In the entries below, find every line holding the string "this" and collect it.

Provided data
· · ·

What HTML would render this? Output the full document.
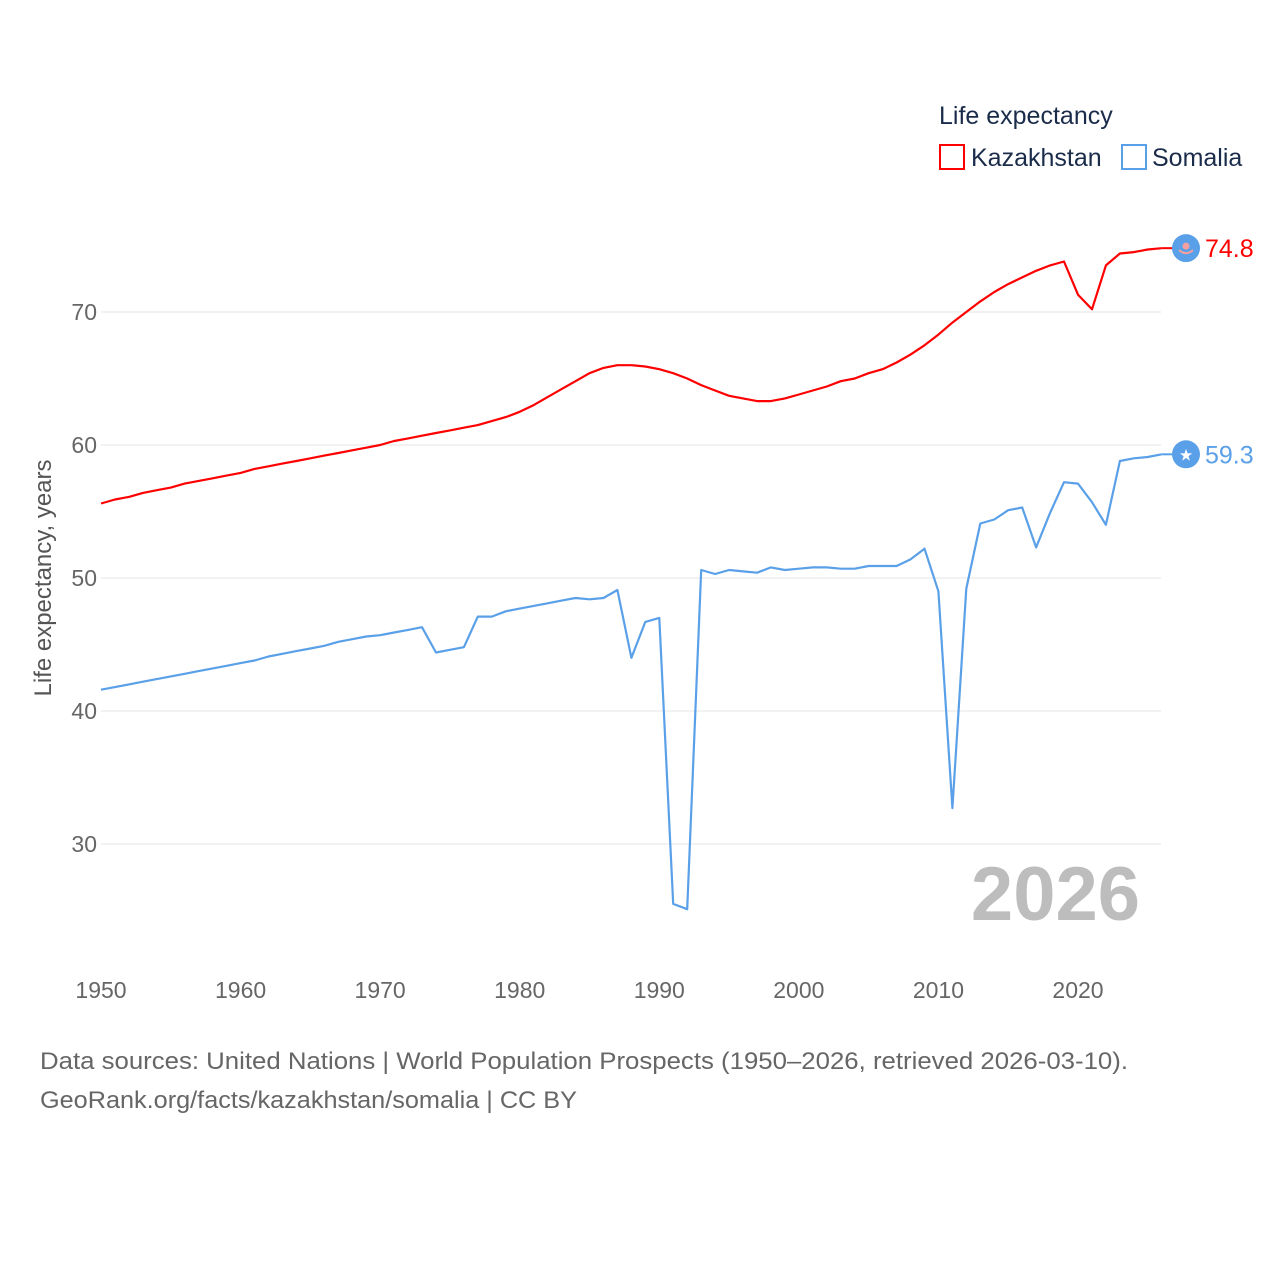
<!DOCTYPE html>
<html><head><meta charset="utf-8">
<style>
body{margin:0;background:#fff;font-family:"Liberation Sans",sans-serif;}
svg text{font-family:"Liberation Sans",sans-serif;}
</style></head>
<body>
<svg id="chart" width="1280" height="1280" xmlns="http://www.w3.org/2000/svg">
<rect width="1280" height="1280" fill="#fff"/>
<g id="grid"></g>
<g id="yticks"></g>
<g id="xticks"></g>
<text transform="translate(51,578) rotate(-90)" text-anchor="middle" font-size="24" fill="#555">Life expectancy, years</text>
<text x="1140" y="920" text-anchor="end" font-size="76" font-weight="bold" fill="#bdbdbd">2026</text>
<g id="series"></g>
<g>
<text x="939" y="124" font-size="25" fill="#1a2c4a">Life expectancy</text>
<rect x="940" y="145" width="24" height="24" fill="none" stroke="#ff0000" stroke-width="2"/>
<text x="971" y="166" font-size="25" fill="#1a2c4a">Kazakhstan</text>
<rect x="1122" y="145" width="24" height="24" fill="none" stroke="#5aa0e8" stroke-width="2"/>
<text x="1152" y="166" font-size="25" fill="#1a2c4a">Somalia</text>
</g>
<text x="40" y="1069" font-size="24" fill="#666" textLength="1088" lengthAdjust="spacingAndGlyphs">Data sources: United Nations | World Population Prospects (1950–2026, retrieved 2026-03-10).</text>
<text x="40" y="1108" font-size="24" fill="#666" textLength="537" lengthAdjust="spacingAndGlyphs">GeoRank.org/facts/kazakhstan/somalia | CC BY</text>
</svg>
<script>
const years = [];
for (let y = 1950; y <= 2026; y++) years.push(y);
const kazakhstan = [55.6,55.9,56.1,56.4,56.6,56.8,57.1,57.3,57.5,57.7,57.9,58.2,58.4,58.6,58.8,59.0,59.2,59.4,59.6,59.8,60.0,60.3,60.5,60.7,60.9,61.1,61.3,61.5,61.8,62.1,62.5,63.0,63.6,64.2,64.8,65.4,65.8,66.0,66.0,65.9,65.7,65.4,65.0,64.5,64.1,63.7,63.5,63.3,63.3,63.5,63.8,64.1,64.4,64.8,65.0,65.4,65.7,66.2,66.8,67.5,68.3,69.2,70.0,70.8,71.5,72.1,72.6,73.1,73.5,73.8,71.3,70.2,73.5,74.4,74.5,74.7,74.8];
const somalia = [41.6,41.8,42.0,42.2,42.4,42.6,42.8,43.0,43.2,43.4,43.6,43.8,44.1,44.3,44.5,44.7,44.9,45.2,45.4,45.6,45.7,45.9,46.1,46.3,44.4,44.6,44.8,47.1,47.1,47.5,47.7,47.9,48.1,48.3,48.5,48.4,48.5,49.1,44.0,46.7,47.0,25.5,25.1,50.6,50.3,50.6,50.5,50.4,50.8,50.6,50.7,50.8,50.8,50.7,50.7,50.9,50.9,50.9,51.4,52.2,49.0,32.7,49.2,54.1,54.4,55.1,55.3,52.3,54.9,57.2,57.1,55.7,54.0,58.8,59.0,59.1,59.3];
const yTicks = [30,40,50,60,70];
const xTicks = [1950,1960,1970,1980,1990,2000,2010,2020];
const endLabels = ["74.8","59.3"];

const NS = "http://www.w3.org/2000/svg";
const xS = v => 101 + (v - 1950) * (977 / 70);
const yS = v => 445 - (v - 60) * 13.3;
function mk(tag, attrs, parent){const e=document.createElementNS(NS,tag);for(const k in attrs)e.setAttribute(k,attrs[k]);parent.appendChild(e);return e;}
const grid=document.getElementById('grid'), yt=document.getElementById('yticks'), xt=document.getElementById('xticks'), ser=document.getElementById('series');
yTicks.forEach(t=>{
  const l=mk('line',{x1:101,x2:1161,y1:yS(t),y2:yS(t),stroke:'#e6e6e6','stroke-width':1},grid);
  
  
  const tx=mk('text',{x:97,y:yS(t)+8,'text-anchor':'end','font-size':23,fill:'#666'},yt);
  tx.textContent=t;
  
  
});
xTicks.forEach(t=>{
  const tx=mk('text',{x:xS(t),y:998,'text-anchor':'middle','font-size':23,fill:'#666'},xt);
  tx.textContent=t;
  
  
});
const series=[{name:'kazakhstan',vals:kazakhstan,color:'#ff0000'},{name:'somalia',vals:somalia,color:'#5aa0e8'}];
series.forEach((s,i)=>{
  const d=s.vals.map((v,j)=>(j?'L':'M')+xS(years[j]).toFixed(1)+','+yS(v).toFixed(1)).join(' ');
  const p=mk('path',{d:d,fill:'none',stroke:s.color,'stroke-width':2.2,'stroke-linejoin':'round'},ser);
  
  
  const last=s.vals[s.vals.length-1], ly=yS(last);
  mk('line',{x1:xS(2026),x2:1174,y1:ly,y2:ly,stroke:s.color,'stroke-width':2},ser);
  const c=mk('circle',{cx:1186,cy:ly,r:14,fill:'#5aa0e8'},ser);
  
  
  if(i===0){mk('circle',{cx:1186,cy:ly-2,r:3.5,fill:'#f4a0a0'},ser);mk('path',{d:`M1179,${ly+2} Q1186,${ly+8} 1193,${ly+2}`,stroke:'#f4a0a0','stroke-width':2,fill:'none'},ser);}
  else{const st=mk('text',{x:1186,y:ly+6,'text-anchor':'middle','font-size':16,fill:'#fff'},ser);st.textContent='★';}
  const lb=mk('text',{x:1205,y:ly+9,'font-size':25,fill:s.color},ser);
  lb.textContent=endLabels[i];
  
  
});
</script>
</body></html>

· · ·

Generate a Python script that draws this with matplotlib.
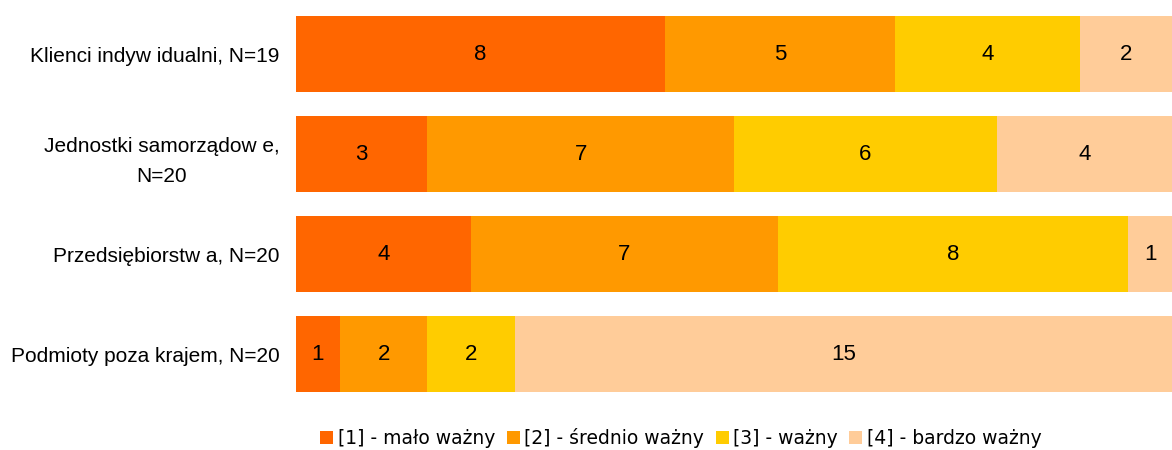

· · ·

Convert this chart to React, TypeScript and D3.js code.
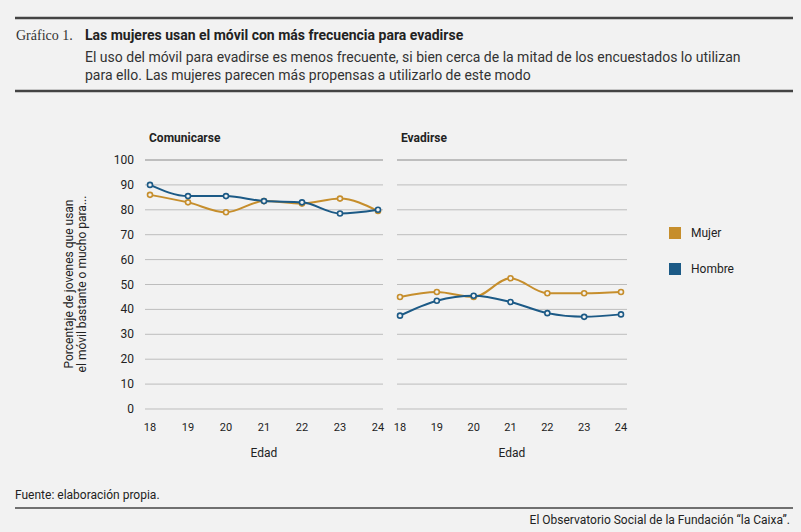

· · ·

Correct result
What HTML would render this? Output the full document.
Generate a Python script that draws this with matplotlib.
Convert this chart to React, TypeScript and D3.js code.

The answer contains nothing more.